By no means a movie snob, Maltin enjoyed the first film and his objections to the sequel were the same as everyone else who didn’t like it: the movie just isn’t funny. Instead of funny ideas and satiric jabs, Zoolander 2 is a long haul through a succession of puerile jokes with a ton of gratuitous cameos from the likes of Katy Perry and Susan Boyle. (On a side note, what is it with modern movies and gratuitous cameos? At least Deadpool’s opening credits gave us fair warning).

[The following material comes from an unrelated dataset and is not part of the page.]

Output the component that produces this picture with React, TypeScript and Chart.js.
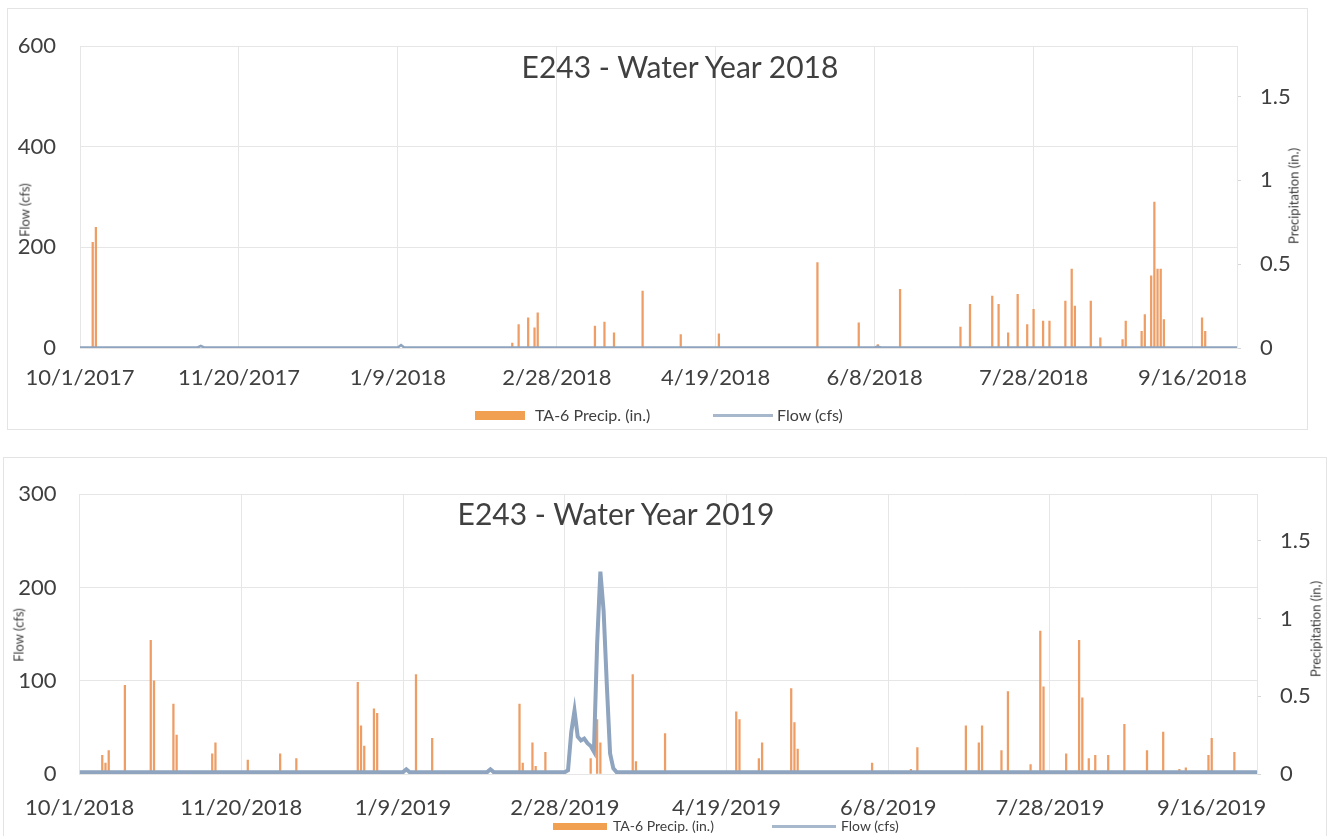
import React, { useEffect, useRef } from 'react';
import { Chart, registerables } from 'chart.js';
Chart.register(...registerables);

const FONT = 'Lato, "Open Sans", sans-serif';
const TEXT = '#404040';
const BAR_COLOR = 'rgba(236,146,84,0.9)';
const LINE_COLOR = '#8ea4bf';
const LEGEND_LINE = '#a7b8cc';
const LEGEND_BOX = '#f0a050';
const GRID = '#e6e6e6';

// ---------- shared axis ticks ----------
const xTickDays = [0, 50, 100, 150, 200, 250, 300, 350];
const precipTicks = [0, 0.5, 1, 1.5];
const precipMax = 1.8;

// ---------- Water Year 2018 ----------
const start2018 = '10/1/2017';
const end2018 = '9/30/2018';
const flowTicks2018 = [0, 200, 400, 600];
const precip2018Dates = ['10/5/2017', '10/6/2017', '2/14/2018', '2/16/2018', '2/19/2018', '2/21/2018', '2/22/2018', '3/12/2018', '3/15/2018', '3/18/2018', '3/27/2018', '4/8/2018', '4/20/2018', '5/21/2018', '6/3/2018', '6/9/2018', '6/16/2018', '7/5/2018', '7/8/2018', '7/15/2018', '7/17/2018', '7/20/2018', '7/23/2018', '7/26/2018', '7/28/2018', '7/31/2018', '8/2/2018', '8/7/2018', '8/9/2018', '8/10/2018', '8/15/2018', '8/18/2018', '8/25/2018', '8/26/2018', '8/31/2018', '9/1/2018', '9/3/2018', '9/4/2018', '9/5/2018', '9/6/2018', '9/7/2018', '9/19/2018', '9/20/2018'];
const precip2018Values = [0.63, 0.72, 0.03, 0.14, 0.18, 0.12, 0.21, 0.13, 0.155, 0.09, 0.34, 0.08, 0.085, 0.51, 0.15, 0.02, 0.35, 0.125, 0.26, 0.31, 0.26, 0.09, 0.32, 0.14, 0.23, 0.16, 0.16, 0.28, 0.47, 0.25, 0.28, 0.06, 0.05, 0.16, 0.1, 0.2, 0.43, 0.87, 0.47, 0.47, 0.17, 0.18, 0.1];
const flow2018Dates = ['10/1/2017', '11/7/2017', '11/8/2017', '11/9/2017', '1/9/2018', '1/10/2018', '1/11/2018', '6/8/2018', '6/9/2018', '6/10/2018', '9/30/2018'];
const flow2018Values = [1, 1, 4, 1, 1, 6, 1, 1, 3, 1, 1];

// ---------- Water Year 2019 ----------
const start2019 = '10/1/2018';
const end2019 = '9/30/2019';
const flowTicks2019 = [0, 100, 200, 300];
const precip2019Dates = ['10/8/2018', '10/9/2018', '10/10/2018', '10/15/2018', '10/23/2018', '10/24/2018', '10/30/2018', '10/31/2018', '11/11/2018', '11/12/2018', '11/22/2018', '12/2/2018', '12/7/2018', '12/26/2018', '12/27/2018', '12/28/2018', '12/31/2018', '1/1/2019', '1/13/2019', '1/18/2019', '2/14/2019', '2/15/2019', '2/18/2019', '2/19/2019', '2/22/2019', '3/8/2019', '3/10/2019', '3/11/2019', '3/21/2019', '3/22/2019', '3/31/2019', '4/22/2019', '4/23/2019', '4/29/2019', '4/30/2019', '5/9/2019', '5/10/2019', '5/11/2019', '6/3/2019', '6/15/2019', '6/17/2019', '7/2/2019', '7/6/2019', '7/7/2019', '7/13/2019', '7/15/2019', '7/22/2019', '7/25/2019', '7/26/2019', '8/2/2019', '8/6/2019', '8/7/2019', '8/9/2019', '8/11/2019', '8/15/2019', '8/20/2019', '8/27/2019', '9/1/2019', '9/6/2019', '9/8/2019', '9/15/2019', '9/16/2019', '9/23/2019'];
const precip2019Values = [0.12, 0.07, 0.15, 0.57, 0.86, 0.6, 0.45, 0.25, 0.13, 0.2, 0.09, 0.13, 0.1, 0.59, 0.31, 0.18, 0.42, 0.39, 0.64, 0.23, 0.45, 0.07, 0.2, 0.05, 0.14, 0.1, 0.35, 0.2, 0.64, 0.08, 0.26, 0.4, 0.35, 0.1, 0.2, 0.55, 0.33, 0.16, 0.07, 0.03, 0.17, 0.31, 0.2, 0.31, 0.15, 0.53, 0.06, 0.92, 0.56, 0.13, 0.86, 0.49, 0.1, 0.12, 0.12, 0.32, 0.15, 0.27, 0.03, 0.04, 0.12, 0.23, 0.14];
const flow2019Dates = ['10/1/2018', '1/9/2019', '1/10/2019', '1/11/2019', '2/4/2019', '2/5/2019', '2/6/2019', '2/28/2019', '3/1/2019', '3/2/2019', '3/3/2019', '3/4/2019', '3/5/2019', '3/6/2019', '3/7/2019', '3/8/2019', '3/9/2019', '3/10/2019', '3/11/2019', '3/12/2019', '3/13/2019', '3/14/2019', '3/15/2019', '3/16/2019', '9/30/2019'];
const flow2019Values = [2, 2, 5, 2, 2, 5, 2, 2, 4, 45, 68, 40, 36, 38, 33, 30, 24, 140, 217, 175, 95, 22, 6, 2, 2];

function toUTC(s: string) {
  const [m, d, y] = s.split('/').map(Number);
  return Date.UTC(y, m - 1, d);
}
function dayIndex(s: string, start: string) {
  return Math.round((toUTC(s) - toUTC(start)) / 86400000);
}
function fmtDay(start: string, v: number) {
  const dt = new Date(toUTC(start) + v * 86400000);
  return `${dt.getUTCMonth() + 1}/${dt.getUTCDate()}/${dt.getUTCFullYear()}`;
}

type PanelProps = {
  width: number;
  height: number;
  start: string;
  end: string;
  precipDates: string[];
  precipValues: number[];
  flowDates: string[];
  flowValues: number[];
  flowTicks: number[];
  yWidth: number;
  y1Width: number;
  padTop: number;
  padBottom: number;
  xHeight: number;
  xPad: number;
  yPad: number;
  lineWidth: number;
};

function Panel(p: PanelProps) {
  const ref = useRef<HTMLCanvasElement>(null);
  useEffect(() => {
    if (!ref.current) return;
    const bars = p.precipDates.map((d, i) => ({ x: dayIndex(d, p.start), y: p.precipValues[i] }));
    const flow = p.flowDates.map((d, i) => ({ x: dayIndex(d, p.start), y: p.flowValues[i] }));
    const tickFont = { family: FONT, size: 22 };
    const chart = new Chart(ref.current, {
      type: 'bar',
      data: {
        datasets: [
          {
            type: 'line',
            label: 'Flow (cfs)',
            data: flow,
            yAxisID: 'y',
            borderColor: LINE_COLOR,
            borderWidth: p.lineWidth,
            pointRadius: 0,
            tension: 0,
            order: 0,
          } as any,
          {
            type: 'bar',
            label: 'TA-6 Precip. (in.)',
            data: bars,
            yAxisID: 'y1',
            backgroundColor: BAR_COLOR,
            barThickness: 1.6,
            order: 1,
          } as any,
        ],
      },
      options: {
        responsive: false,
        animation: false,
        events: [],
        layout: { padding: { top: p.padTop, bottom: p.padBottom, left: 0, right: 0 } },
        plugins: { legend: { display: false }, tooltip: { enabled: false }, title: { display: false } },
        scales: {
          x: {
            type: 'linear',
            min: 0,
            max: dayIndex(p.end, p.start),
            offset: false,
            grid: { color: GRID, offset: false, drawTicks: false },
            border: { color: GRID },
            afterBuildTicks: (s: any) => {
              s.ticks = xTickDays.map((v) => ({ value: v }));
            },
            afterFit: (s: any) => {
              s.height = p.xHeight;
            },
            ticks: {
              padding: p.xPad,
              font: tickFont,
              color: TEXT,
              maxRotation: 0,
              autoSkip: false,
              callback: (v: any) => fmtDay(p.start, Number(v)),
            },
          },
          y: {
            type: 'linear',
            position: 'left',
            min: 0,
            max: p.flowTicks[p.flowTicks.length - 1],
            grid: { color: GRID, drawTicks: false },
            border: { color: GRID },
            afterBuildTicks: (s: any) => {
              s.ticks = p.flowTicks.map((v) => ({ value: v }));
            },
            afterFit: (s: any) => {
              s.width = p.yWidth;
            },
            ticks: { padding: p.yPad, font: tickFont, color: TEXT, callback: (v: any) => String(v) },
          },
          y1: {
            type: 'linear',
            position: 'right',
            min: 0,
            max: precipMax,
            grid: { drawOnChartArea: false, color: '#d6d6d6', tickLength: 4 },
            border: { color: GRID },
            afterBuildTicks: (s: any) => {
              s.ticks = precipTicks.map((v) => ({ value: v }));
            },
            afterFit: (s: any) => {
              s.width = p.y1Width;
            },
            ticks: { padding: 19, font: tickFont, color: TEXT, callback: (v: any) => String(v) },
          },
        },
      } as any,
    });
    return () => chart.destroy();
  }, []);
  return <canvas ref={ref} width={p.width} height={p.height} style={{ display: 'block' }} />;
}

const abs = (x: number, y: number): React.CSSProperties => ({
  position: 'absolute',
  left: x,
  top: y,
  transform: 'translate(-50%, -50%)',
  whiteSpace: 'nowrap',
  lineHeight: 1,
  color: TEXT,
  fontFamily: FONT,
});

function VTitle({ x, y, text }: { x: number; y: number; text: string }) {
  return (
    <div style={{ ...abs(x, y), fontSize: 13, transform: 'translate(-50%, -50%) rotate(-90deg)' }}>{text}</div>
  );
}

function Legend({ boxL, boxR, t1, lineL, lineR, t2, y, size, boxH }: any) {
  return (
    <>
      <div style={{ position: 'absolute', left: boxL, top: y - boxH / 2, width: boxR - boxL, height: boxH, background: LEGEND_BOX }} />
      <div style={{ position: 'absolute', left: t1, top: y, transform: 'translateY(-50%)', fontSize: size, lineHeight: 1, color: TEXT, fontFamily: FONT, whiteSpace: 'nowrap' }}>
        TA-6 Precip. (in.)
      </div>
      <div style={{ position: 'absolute', left: lineL, top: y - 1.5, width: lineR - lineL, height: 3, background: LEGEND_LINE }} />
      <div style={{ position: 'absolute', left: t2, top: y, transform: 'translateY(-50%)', fontSize: size, lineHeight: 1, color: TEXT, fontFamily: FONT, whiteSpace: 'nowrap' }}>
        Flow (cfs)
      </div>
    </>
  );
}

export default function App() {
  return (
    <div style={{ position: 'absolute', left: 0, top: 0, width: 1332, height: 837, overflow: 'hidden', background: '#fff', fontFamily: FONT }}>
      <div style={{ position: 'absolute', left: 7, top: 8, width: 1299, height: 420, border: '1px solid #e4e4e4' }}>
        <Panel
          width={1299}
          height={420}
          start={start2018}
          end={end2018}
          precipDates={precip2018Dates}
          precipValues={precip2018Values}
          flowDates={flow2018Dates}
          flowValues={flow2018Values}
          flowTicks={flowTicks2018}
          yWidth={72}
          y1Width={70}
          padTop={22}
          padBottom={36}
          xHeight={45}
          xPad={17}
          yPad={24}
          lineWidth={2.5}
        />
      </div>
      <div style={{ ...abs(680, 66), fontSize: 30 }}>E243 - Water Year 2018</div>
      <VTitle x={25} y={210} text="Flow (cfs)" />
      <VTitle x={1294} y={196} text="Precipitation (in.)" />
      <Legend boxL={475} boxR={525} t1={535} lineL={713} lineR={773} t2={777} y={415} size={16} boxH={9} />

      <div style={{ position: 'absolute', left: 3, top: 457, width: 1322, height: 378, border: '1px solid #e4e4e4', borderBottom: 'none' }}>
        <Panel
          width={1322}
          height={378}
          start={start2019}
          end={end2019}
          precipDates={precip2019Dates}
          precipValues={precip2019Values}
          flowDates={flow2019Dates}
          flowValues={flow2019Values}
          flowTicks={flowTicks2019}
          yWidth={71}
          y1Width={69}
          padTop={30}
          padBottom={17}
          xHeight={45}
          xPad={21}
          yPad={23}
          lineWidth={4}
        />
      </div>
      <div style={{ ...abs(616, 513), fontSize: 30 }}>E243 - Water Year 2019</div>
      <VTitle x={19} y={635} text="Flow (cfs)" />
      <VTitle x={1316} y={629} text="Precipitation (in.)" />
      <Legend boxL={553} boxR={607} t1={613} lineL={772} lineR={836} t2={841} y={826} size={14} boxH={7} />
    </div>
  );
}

In 2008, Mike Myers recycled some Austin Powers shtick, brought in a few celebrities to play themselves and gave us The Love Guru, a silly farce that was nominated for 7 Razzie Awards and won three. Zoolander 2, meanwhile, was nominated for seven Razzies and won one.
Isn’t it funny how Hollywood keeps repeating itself?

 

10. Freddy Got Fingered

freddy-got-fingered

When The Tom Green Show became a hit for MTV, Twentieth Century Fox gave its brash, loud-mouthed host $12 million to make his own movie, which Green spent staging sequences featuring animal abuse, a baby being swung by its umbilical cord and a handicapped woman who lives to give oral sex.

There’s no structure to Green’s script, no story, no jokes, punchlines or satire, just a succession of gross-out gags staged like a TV show, with crew members occasionally visible. Your ‘enjoyment’ of the picture will rest upon your tolerance for watching a would-be celebrity dance around in a deer carcass, beat his handicapped girlfriend with a bamboo rod or, having saved the best till last, accuse his father of “fingering” his younger brother.

Tune in if that’s your cup of tea, but everyone else will share critic Stephen Hunter’s opinion: “What part of ‘unfunny’ doesn’t Tom Green understand?”

 

9. Surviving Christmas

Surviving Christmas

If you’ve ever wondered why Ben Affleck thanked Hollywood for giving him a second chance when Argo won Best Picture, then consider the movies he made in the early 2000s: Pearl Harbor, Gigli, Paycheck, Jersey Girl etc.

The worst of the bunch (discuss) is Surviving Christmas, one of those it-seemed-like-a-good-idea-at-the-time festive comedies whose only purpose is to make Scrooges of us all. Affleck’s the single (and single-minded) businessman who suddenly decides he wants a nice family Xmas, so he does what anyone would and offers some strangers $250,000 to spend the holidays with him.

It’s a creepy premise for a comedy, and the real-life revelation that one of Affleck’s ancestors owned slaves means that certain sequences are unintentionally horrifying. Hiring an actor to play your grandfather is one thing, but having an African-American be his understudy? Don’t go there.